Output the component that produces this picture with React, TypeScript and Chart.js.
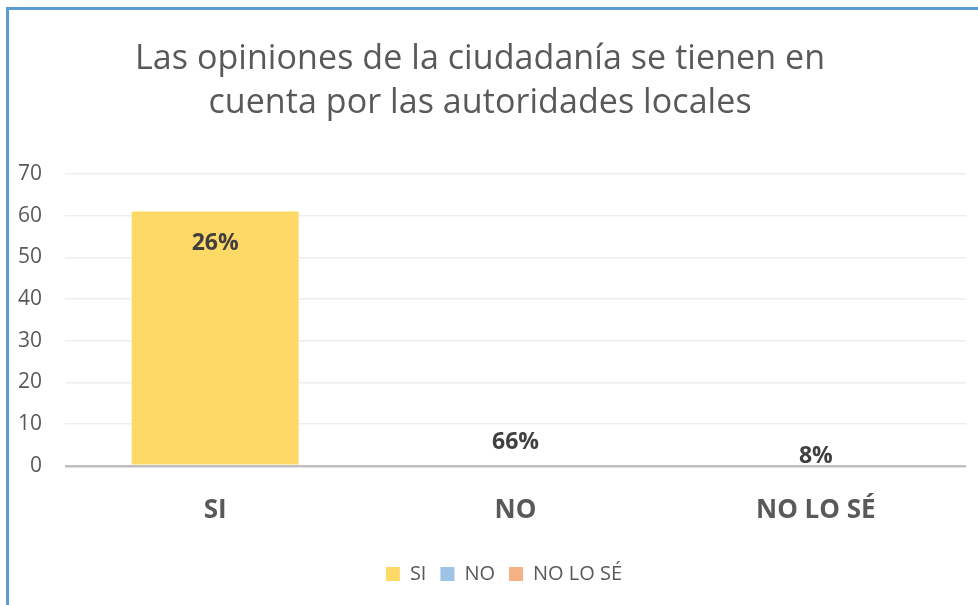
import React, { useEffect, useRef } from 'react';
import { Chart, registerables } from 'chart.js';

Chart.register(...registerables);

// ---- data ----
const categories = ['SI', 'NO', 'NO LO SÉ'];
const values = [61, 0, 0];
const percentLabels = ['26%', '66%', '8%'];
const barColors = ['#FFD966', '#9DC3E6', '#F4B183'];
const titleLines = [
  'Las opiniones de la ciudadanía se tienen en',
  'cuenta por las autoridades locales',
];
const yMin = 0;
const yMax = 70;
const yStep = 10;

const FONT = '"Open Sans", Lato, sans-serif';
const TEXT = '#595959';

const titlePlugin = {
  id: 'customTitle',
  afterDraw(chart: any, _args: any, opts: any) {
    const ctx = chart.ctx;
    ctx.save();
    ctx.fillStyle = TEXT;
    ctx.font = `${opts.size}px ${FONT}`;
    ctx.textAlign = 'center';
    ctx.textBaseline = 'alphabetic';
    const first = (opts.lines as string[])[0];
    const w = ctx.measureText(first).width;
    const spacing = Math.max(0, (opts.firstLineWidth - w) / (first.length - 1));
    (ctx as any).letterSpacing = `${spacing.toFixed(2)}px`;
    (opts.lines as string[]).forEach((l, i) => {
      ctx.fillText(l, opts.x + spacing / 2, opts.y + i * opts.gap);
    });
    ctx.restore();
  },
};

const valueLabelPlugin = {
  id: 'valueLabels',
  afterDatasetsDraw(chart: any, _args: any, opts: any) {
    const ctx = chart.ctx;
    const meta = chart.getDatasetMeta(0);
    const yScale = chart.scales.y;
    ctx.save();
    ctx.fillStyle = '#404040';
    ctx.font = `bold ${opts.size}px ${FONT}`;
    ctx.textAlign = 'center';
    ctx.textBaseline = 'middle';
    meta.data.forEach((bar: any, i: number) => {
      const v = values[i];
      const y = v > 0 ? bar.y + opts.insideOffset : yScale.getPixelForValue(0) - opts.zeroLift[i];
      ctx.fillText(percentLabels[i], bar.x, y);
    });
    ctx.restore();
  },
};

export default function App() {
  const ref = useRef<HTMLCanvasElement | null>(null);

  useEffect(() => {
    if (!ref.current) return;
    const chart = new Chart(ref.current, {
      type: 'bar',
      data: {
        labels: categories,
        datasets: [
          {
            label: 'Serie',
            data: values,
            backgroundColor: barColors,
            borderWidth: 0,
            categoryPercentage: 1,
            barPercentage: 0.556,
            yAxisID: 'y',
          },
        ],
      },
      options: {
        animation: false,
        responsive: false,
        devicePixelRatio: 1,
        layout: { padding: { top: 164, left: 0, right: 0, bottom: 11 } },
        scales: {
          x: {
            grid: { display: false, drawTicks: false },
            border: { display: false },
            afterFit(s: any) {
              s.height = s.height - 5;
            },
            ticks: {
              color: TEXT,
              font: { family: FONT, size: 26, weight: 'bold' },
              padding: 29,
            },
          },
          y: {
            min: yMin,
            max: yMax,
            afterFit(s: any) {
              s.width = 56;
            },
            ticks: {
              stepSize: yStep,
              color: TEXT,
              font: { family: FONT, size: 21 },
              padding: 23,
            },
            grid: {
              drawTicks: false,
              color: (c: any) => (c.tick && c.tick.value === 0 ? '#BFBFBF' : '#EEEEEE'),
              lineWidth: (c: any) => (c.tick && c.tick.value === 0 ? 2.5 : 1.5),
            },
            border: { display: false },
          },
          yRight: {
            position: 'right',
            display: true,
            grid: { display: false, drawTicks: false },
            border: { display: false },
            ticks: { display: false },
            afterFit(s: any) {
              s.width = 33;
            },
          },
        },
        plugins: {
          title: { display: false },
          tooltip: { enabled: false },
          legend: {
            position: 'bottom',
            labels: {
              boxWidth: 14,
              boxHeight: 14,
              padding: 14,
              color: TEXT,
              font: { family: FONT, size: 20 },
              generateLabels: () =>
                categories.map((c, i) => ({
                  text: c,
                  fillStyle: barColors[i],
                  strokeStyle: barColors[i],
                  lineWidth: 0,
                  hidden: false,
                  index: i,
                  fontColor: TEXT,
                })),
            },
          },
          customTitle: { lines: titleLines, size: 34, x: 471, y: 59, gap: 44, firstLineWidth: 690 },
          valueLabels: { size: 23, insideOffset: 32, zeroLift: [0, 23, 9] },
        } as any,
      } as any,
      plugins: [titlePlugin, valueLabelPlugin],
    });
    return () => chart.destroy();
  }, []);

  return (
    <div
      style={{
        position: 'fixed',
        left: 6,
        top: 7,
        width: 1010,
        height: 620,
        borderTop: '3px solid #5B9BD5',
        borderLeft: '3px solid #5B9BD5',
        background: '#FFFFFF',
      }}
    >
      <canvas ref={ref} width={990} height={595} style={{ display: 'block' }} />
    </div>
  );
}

----------

:: Exercise prompt ::
Pictures are excluded: retype only the lines from the beginning of the listing above through the line with "Chart.register(...registerables);", both included.

:: Final result ::
Output the component that produces this picture with React, TypeScript and Chart.js.
import React, { useEffect, useRef } from 'react';
import { Chart, registerables } from 'chart.js';

Chart.register(...registerables);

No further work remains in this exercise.